Ivanti disclosed five new vulnerabilities in Endpoint Manager Mobile (EPMM) on May 6, one of which — CVE-2026-6973 — was already being exploited as a zero-day against a “very limited number of customers.” CISA added the bug to its Known Exploited Vulnerabilities catalog the next day and ordered Federal Civilian Executive Branch agencies to patch by May 10, 2026. That deadline expired yesterday. If your EPMM appliance is still on a vulnerable release, you are now operating past CISA’s compliance window with an actively weaponized RCE chain in your fleet management plane.

What the bug is

CVE-2026-6973 is an improper input validation flaw (CWE-20) in EPMM that lets a remotely authenticated user with administrative access execute arbitrary code on the appliance. CVSS is 7.2, which understates the operational damage: EPMM is the device-management brain for an enterprise’s mobile fleet, sitting at the trust boundary between corporate identity (typically AD/Entra) and tens of thousands of managed iOS and Android endpoints. Code execution on EPMM means code execution on the system that pushes policy, certificates, VPN profiles, and configuration payloads to every phone and tablet in the organization.

Ivanti’s bulletin discloses four sibling CVEs patched in the same release:

  • CVE-2026-5786 (CVSS 8.8) — improper access control granting administrative escalation to an authenticated remote attacker
  • CVE-2026-5787 and CVE-2026-5788 — additional access control and input handling flaws
  • CVE-2026-7821 (CVSS 7.4) — improper certificate validation allowing an unauthenticated attacker to enroll a device against a restricted-set EPMM appliance, leaking appliance metadata and forging device identity

Chained together, CVE-2026-7821 plus CVE-2026-5786 give an unauthenticated attacker a plausible path into the admin context that CVE-2026-6973 then turns into code execution. Ivanti says it has only seen 6973 exploited so far, but the rest of the set is now well-documented prerequisites for a full unauthenticated chain — expect public PoCs within days.

Affected versions

The vulnerability is in the on-premises EPMM product only:

  • All versions before 12.6.1.1
  • All versions before 12.7.0.1
  • All versions before 12.8.0.1

Not affected: Ivanti Neurons for MDM (the cloud-hosted SaaS product), Ivanti EPM (the unrelated PC management product), Ivanti Sentry, and other Ivanti products. If you don’t operate the on-premises appliance, you are not in scope for this bulletin.

Exploitation in the wild

Ivanti has not attributed the limited exploitation to a known actor or named a campaign, and has not publicly stated whether the observed attacks succeeded or what the attackers were after. Ivanti EPMM appliances have a long history as a target — CVE-2026-1281 and CVE-2026-1340 earlier this year, and the MobileIron Core lineage going back to CVE-2023-35078 — and have repeatedly been used as initial-access footholds by Chinese APTs and ransomware affiliates. The MDM control plane is a high-value target precisely because it sits below the endpoint and outside most EDR coverage.

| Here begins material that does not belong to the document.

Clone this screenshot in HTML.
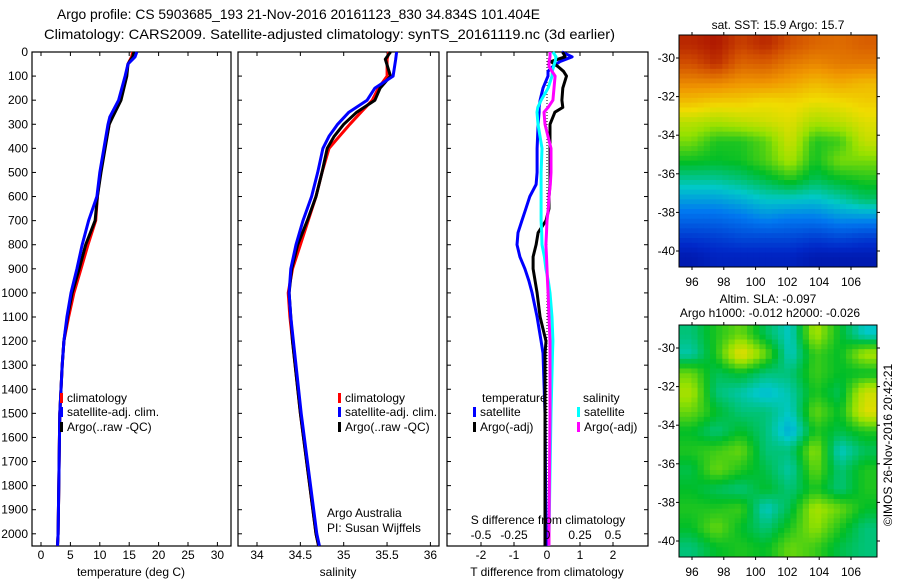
<!DOCTYPE html>
<html><head><meta charset="utf-8">
<style>
html,body{margin:0;padding:0;background:#fff;}
svg{display:block;font-family:"Liberation Sans",sans-serif;}
</style></head>
<body>
<svg id="fig" width="900" height="580" viewBox="0 0 900 580" xmlns="http://www.w3.org/2000/svg">
<rect width="900" height="580" fill="#fff"/>
<text x="57" y="19" font-size="14" textLength="483" lengthAdjust="spacingAndGlyphs">Argo profile: CS 5903685_193 21-Nov-2016 20161123_830 34.834S 101.404E</text>
<text x="44" y="39" font-size="14" textLength="571" lengthAdjust="spacingAndGlyphs">Climatology: CARS2009. Satellite-adjusted climatology: synTS_20161119.nc (3d earlier)</text>
<g id="layer"></g>
</svg>
<script>
// ---------- Data ----------
const depthT = [0,20,50,100,200,270,300,400,500,600,700,800,900,1000,1100,1200,1300,1500,2000,2050];
const tempClim = [15.6,15.4,14.8,14.4,13.5,12.0,11.6,10.8,10.1,9.6,9.3,8.0,6.8,5.6,4.7,3.9,3.6,3.2,2.9,2.8];
const tempSat  = [16.3,16.0,14.8,14.3,13.2,11.7,11.4,10.7,10.0,9.5,8.1,7.0,6.1,5.1,4.4,3.9,3.6,3.2,2.9,2.8];
const tempArgo = [15.8,15.6,14.8,14.6,13.6,12.2,11.6,10.9,10.2,9.6,9.2,7.6,6.5,5.3,4.5,3.9,3.6,3.2,2.9,2.8];

const depthS = [0,30,100,150,200,250,300,350,400,500,600,700,800,900,1000,1100,1200,1500,2000,2050];
const salClim = [35.52,35.50,35.50,35.40,35.33,35.20,35.07,34.95,34.83,34.75,34.68,34.59,34.50,34.41,34.36,34.38,34.41,34.50,34.68,34.71];
const salSat  = [35.61,35.60,35.57,35.36,35.27,35.06,34.93,34.83,34.76,34.70,34.63,34.53,34.45,34.39,34.37,34.39,34.42,34.51,34.69,34.72];
const salArgo = [35.54,35.48,35.54,35.42,35.36,35.15,35.00,34.89,34.81,34.75,34.68,34.58,34.47,34.40,34.37,34.39,34.41,34.50,34.68,34.71];

const depthD = [0,20,40,60,80,100,150,200,230,250,300,400,500,550,600,650,700,750,800,850,900,950,1000,1100,1200,1250,1500,2000,2050];
const tdiffSat  = [0.45,0.76,0.39,0.18,0.03,0.03,-0.12,-0.21,-0.24,-0.24,-0.27,-0.30,-0.30,-0.33,-0.52,-0.64,-0.76,-0.88,-0.91,-0.82,-0.67,-0.55,-0.45,-0.30,-0.18,-0.12,-0.06,-0.03,-0.03];
const tdiffArgo = [0.48,0.55,0.12,0.33,0.50,0.59,0.48,0.45,0.48,0.24,0.09,0.09,0.09,0.09,0.06,0.06,-0.03,-0.27,-0.33,-0.42,-0.42,-0.36,-0.30,-0.21,-0.03,-0.06,-0.06,-0.06,-0.06];
const sdiffSat  = [0.045,0.068,0.061,0.050,0.040,0.038,0.008,-0.045,-0.070,-0.076,-0.068,-0.038,-0.045,-0.045,-0.045,-0.045,-0.045,-0.040,-0.038,-0.020,-0.008,0.010,0.023,0.038,0.045,0.042,0.030,0.015,0.015];
const sdiffArgo = [0.023,0.023,0.015,0.015,0.038,0.061,0.053,0.045,0.008,-0.023,-0.015,0.030,0.030,0.025,0.015,0.010,0.000,-0.004,-0.008,-0.004,0.000,0.004,0.008,0.015,0.023,0.023,0.023,0.015,0.015];

const depthTicks = [0,100,200,300,400,500,600,700,800,900,1000,1100,1200,1300,1400,1500,1600,1700,1800,1900,2000];
const tempTicks = [0,5,10,15,20,25,30];
const salTicks = [34,34.5,35,35.5,36];
const salTickLabels = ["34","34.5","35","35.5","36"];
const tdiffTicks = [-2,-1,0,1,2];
const sdiffTicks = [-0.5,-0.25,0,0.25,0.5];
const sdiffTickLabels = ["-0.5","-0.25","0","0.25","0.5"];
const lonTicks = [96,98,100,102,104,106];
const latTicks = [-30,-32,-34,-36,-38,-40];

// SST map grid (colormap fraction, rows north->south)
const sstGrid = [
[0.95,0.97,0.92,0.95,0.90,0.87,0.86,0.88],
[0.90,0.94,0.87,0.88,0.84,0.82,0.84,0.84],
[0.82,0.82,0.80,0.80,0.78,0.75,0.77,0.75],
[0.74,0.72,0.72,0.70,0.71,0.69,0.70,0.72],
[0.64,0.62,0.64,0.66,0.68,0.62,0.64,0.68],
[0.58,0.52,0.52,0.56,0.66,0.52,0.54,0.65],
[0.51,0.50,0.51,0.55,0.62,0.51,0.58,0.58],
[0.43,0.43,0.45,0.48,0.52,0.47,0.50,0.52],
[0.35,0.35,0.37,0.40,0.40,0.39,0.42,0.46],
[0.27,0.27,0.29,0.32,0.30,0.30,0.33,0.33],
[0.18,0.19,0.21,0.21,0.21,0.19,0.21,0.19],
[0.10,0.13,0.13,0.13,0.13,0.10,0.10,0.10]];
const slaGrid = [
[0.45,0.52,0.57,0.47,0.40,0.62,0.50,0.40],
[0.42,0.52,0.70,0.57,0.40,0.54,0.50,0.62],
[0.57,0.47,0.50,0.45,0.45,0.54,0.50,0.50],
[0.62,0.45,0.42,0.38,0.42,0.52,0.47,0.66],
[0.57,0.50,0.45,0.45,0.40,0.57,0.50,0.68],
[0.50,0.45,0.50,0.45,0.36,0.52,0.48,0.52],
[0.52,0.54,0.57,0.45,0.45,0.60,0.40,0.47],
[0.48,0.57,0.52,0.48,0.42,0.57,0.45,0.52],
[0.50,0.47,0.45,0.50,0.45,0.52,0.45,0.52],
[0.52,0.52,0.54,0.40,0.48,0.62,0.57,0.50],
[0.50,0.57,0.50,0.45,0.52,0.60,0.52,0.45],
[0.45,0.50,0.52,0.50,0.57,0.54,0.48,0.45]];

// ---------- Helpers ----------
const NS='http://www.w3.org/2000/svg';
const layer=document.getElementById('layer');
function mk(tag,attrs,parent){const e=document.createElementNS(NS,tag);for(const k in attrs)e.setAttribute(k,attrs[k]);(parent||layer).appendChild(e);return e;}
function txt(x,y,s,size,anchor,parent){const t=mk('text',{x:x,y:y,'font-size':size||12,'text-anchor':anchor||'start'},parent);t.textContent=s;return t;}

const PT=52, PB=546;
const yD=d=>PT+d*0.2409;
const xT=v=>41+v*5.88;
const xS=v=>257+(v-34)*86.7;
const xTD=v=>547+v*33;
const xSD=v=>547+v*132;

function panel(x0,x1,name){
  const g=mk('g',{});
  
  
  mk('rect',{x:x0,y:PT,width:x1-x0,height:PB-PT,fill:'none',stroke:'#000','stroke-width':1.2},g);
  for(const d of depthTicks){const y=yD(d);
    const l=mk('line',{x1:x0,x2:x0+4,y1:y,y2:y,stroke:'#000'},g);
    
    
  }
  return g;
}
function series(g,depths,vals,xf,color,name,w){
  const pts=[];
  for(let i=0;i<depths.length;i++){
    pts.push(xf(vals[i]).toFixed(1)+','+yD(depths[i]).toFixed(1));
  }
  const p=mk('polyline',{points:pts.join(' '),fill:'none',stroke:color,'stroke-width':w||3,'stroke-linejoin':'round'},g);
  
  
}
function legend(g,x,y,color,label,name){
  const r=mk('rect',{x:x,y:y-9,width:3,height:10,fill:color},g);
  
  
  const t=txt(x+7,y,label,12,'start',g);
  
  
}

// ---------- Panel 1: temperature ----------
const g1=panel(32,231,'temperature-panel');
for(const d of depthTicks){const t=txt(28,yD(d)+4,String(d),12,'end',g1);
  
  }
for(const v of tempTicks){const x=xT(v);
  mk('line',{x1:x,x2:x,y1:PB,y2:PB-4,stroke:'#000'},g1);
  mk('line',{x1:x,x2:x,y1:PT,y2:PT+4,stroke:'#000'},g1);
  const t=txt(x,559,String(v),12,'middle',g1);
  
  }
series(g1,depthT,tempClim,xT,'#f00','temperature-climatology-line');
series(g1,depthT,tempArgo,xT,'#000','temperature-argo-line');
series(g1,depthT,tempSat,xT,'#00f','temperature-satellite-line');
legend(g1,60,402,'#f00','climatology','legend-climatology');
legend(g1,60,416,'#00f','satellite-adj. clim.','legend-satellite');
legend(g1,60,431,'#000','Argo(..raw -QC)','legend-argo');
{const t=txt(131,576,'temperature (deg C)',12,'middle',g1);

}

// ---------- Panel 2: salinity ----------
const g2=panel(238,439,'salinity-panel');
salTicks.forEach((v,i)=>{const x=xS(v);
  mk('line',{x1:x,x2:x,y1:PB,y2:PB-4,stroke:'#000'},g2);
  mk('line',{x1:x,x2:x,y1:PT,y2:PT+4,stroke:'#000'},g2);
  const t=txt(x,559,salTickLabels[i],12,'middle',g2);
  
  });
series(g2,depthS,salClim,xS,'#f00','salinity-climatology-line');
series(g2,depthS,salArgo,xS,'#000','salinity-argo-line');
series(g2,depthS,salSat,xS,'#00f','salinity-satellite-line');
legend(g2,338,402,'#f00','climatology','legend-climatology');
legend(g2,338,416,'#00f','satellite-adj. clim.','legend-satellite');
legend(g2,338,431,'#000','Argo(..raw -QC)','legend-argo');
{let t=txt(327,517,'Argo Australia',12,'start',g2);


t=txt(327,532,'PI: Susan Wijffels',12,'start',g2);


t=txt(338,576,'salinity',12,'middle',g2);

}

// ---------- Panel 3: differences ----------
const g3=panel(447,648,'difference-panel');
for(const d of depthTicks){const y=yD(d);mk('line',{x1:644,x2:648,y1:y,y2:y,stroke:'#000'},g3);}
tdiffTicks.forEach(v=>{const x=xTD(v);
  mk('line',{x1:x,x2:x,y1:PB,y2:PB-4,stroke:'#000'},g3);
  mk('line',{x1:x,x2:x,y1:PT,y2:PT+4,stroke:'#000'},g3);
  const t=txt(x,559,String(v),12,'middle',g3);
  
  });
{const z=mk('line',{x1:xTD(0),x2:xTD(0),y1:PT,y2:PB,stroke:'#000','stroke-dasharray':'1,2'},g3);

}
series(g3,depthD,tdiffSat,xTD,'#00f','tdiff-satellite-line');
series(g3,depthD,tdiffArgo,xTD,'#000','tdiff-argo-line');
series(g3,depthD,sdiffSat,xSD,'#0ff','sdiff-satellite-line');
series(g3,depthD,sdiffArgo,xSD,'#f0f','sdiff-argo-line');
{const t=txt(482,402,'temperature',12,'start',g3);


const s=txt(583,402,'salinity',12,'start',g3);

}
legend(g3,473,416,'#00f','satellite','legend-temp-satellite');
legend(g3,473,431,'#000','Argo(-adj)','legend-temp-argo');
legend(g3,577,416,'#0ff','satellite','legend-sal-satellite');
legend(g3,577,431,'#f0f','Argo(-adj)','legend-sal-argo');
{let t=txt(548,524,'S difference from climatology',12,'middle',g3);


sdiffTicks.forEach((v,i)=>{const l=txt(xSD(v),539,sdiffTickLabels[i],12,'middle',g3);
  
  });
t=txt(547,576,'T difference from climatology',12,'middle',g3);

}

// ---------- Maps ----------
const cmapStops=[[0,[0,0,130]],[0.15,[0,40,200]],[0.3,[0,120,240]],[0.4,[0,200,200]],[0.5,[0,190,40]],[0.6,[150,225,0]],[0.7,[240,220,0]],[0.8,[240,150,0]],[0.9,[210,80,0]],[1,[160,0,0]]];
function cmap(v){
  v=Math.max(0,Math.min(1,v));
  for(let i=1;i<cmapStops.length;i++){
    if(v<=cmapStops[i][0]){const a=cmapStops[i-1],b=cmapStops[i];const f=(v-a[0])/(b[0]-a[0]);
      const c=a[1].map((x,k)=>Math.round(x+(b[1][k]-x)*f));return `rgb(${c[0]},${c[1]},${c[2]})`;}
  }
  return 'rgb(160,0,0)';
}
function sample(grid,fr,fc){
  const R=grid.length-1,C=grid[0].length-1;
  fr=Math.max(0,Math.min(R,fr));fc=Math.max(0,Math.min(C,fc));
  const r0=Math.floor(fr),c0=Math.floor(fc),r1=Math.min(R,r0+1),c1=Math.min(C,c0+1);
  const dr=fr-r0,dc=fc-c0;
  return grid[r0][c0]*(1-dr)*(1-dc)+grid[r0][c1]*(1-dr)*dc+grid[r1][c0]*dr*(1-dc)+grid[r1][c1]*dr*dc;
}
const MX0=679,MX1=877;
const lonX=l=>692+(l-96)*15.9;
function map(top,bottom,grid,name){
  const g=mk('g',{});
  
  
  const latY=l=>(top+23)+(-30-l)*19.3;
  const rows=grid.length, cols=grid[0].length, up=4;
  const nr=rows*up, nc=cols*up;
  const cw=(MX1-MX0)/nc, ch=(bottom-top)/nr;
  for(let r=0;r<nr;r++)for(let c=0;c<nc;c++){
    const v=sample(grid,(r+0.5)/up-0.5,(c+0.5)/up-0.5);
    const cell=mk('rect',{x:(MX0+c*cw).toFixed(2),y:(top+r*ch).toFixed(2),width:(cw+0.5).toFixed(2),height:(ch+0.5).toFixed(2),fill:cmap(v)},g);
    
    
  }
  mk('rect',{x:MX0,y:top,width:MX1-MX0,height:bottom-top,fill:'none',stroke:'#000'},g);
  for(const l of lonTicks){const x=lonX(l);
    mk('line',{x1:x,x2:x,y1:top,y2:top-3,stroke:'#000'},g);
    mk('line',{x1:x,x2:x,y1:bottom,y2:bottom+3,stroke:'#000'},g);
    const t=txt(x,bottom+19,String(l),12,'middle',g);
    
    }
  for(const l of latTicks){const y=latY(l);
    mk('line',{x1:MX0,x2:MX0-3,y1:y,y2:y,stroke:'#000'},g);
    mk('line',{x1:MX1,x2:MX1+3,y1:y,y2:y,stroke:'#000'},g);
    const t=txt(675,y+4,String(l),12,'end',g);
    
    }
  return g;
}
const m1=map(35,267,sstGrid,'sst-map');
{const t=txt(778,29,'sat. SST: 15.9 Argo: 15.7',12,'middle',m1);

}
const m2=map(325,557,slaGrid,'sla-map');
{let t=txt(768,303,'Altim. SLA: -0.097',12,'middle',m2);


t=txt(770,317,'Argo h1000: -0.012 h2000: -0.026',12,'middle',m2);


t=txt(0,0,'©IMOS 26-Nov-2016 20:42:21',12,'middle',m2);
t.setAttribute('transform','translate(892,445) rotate(-90)');

}
</script>
</body></html>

If you have an EPMM web admin interface reachable from the public internet, treat it as a presumed-compromise candidate. CVE-2026-6973 requires authenticated admin access, but admin credentials for EPMM are routinely targeted by infostealers and adversary-in-the-middle phishing kits.

What to do right now

Patch to one of the fixed versions immediately:

  • 12.6.1.1 (12.6.x branch)
  • 12.7.0.1 (12.7.x branch)
  • 12.8.0.1 (12.8.x branch)

If you cannot patch in the next 24 hours, restrict access to the admin portal to your management VLAN or VPN only, enforce MFA on all admin accounts (Ivanti supports SAML/OIDC), and review the appliance’s admin audit log for any unfamiliar sessions or API calls in the past three weeks. Look for unexpected admin/rest/api calls, command shell invocations from the appliance, and any new local admin accounts.

Federal agencies that missed the May 10 deadline should be reporting status to CISA under BOD 22-01. Private-sector orgs subject to FedRAMP, StateRAMP, or DoD CMMC obligations should expect their assessors to ask for evidence that EPMM was patched within the KEV window.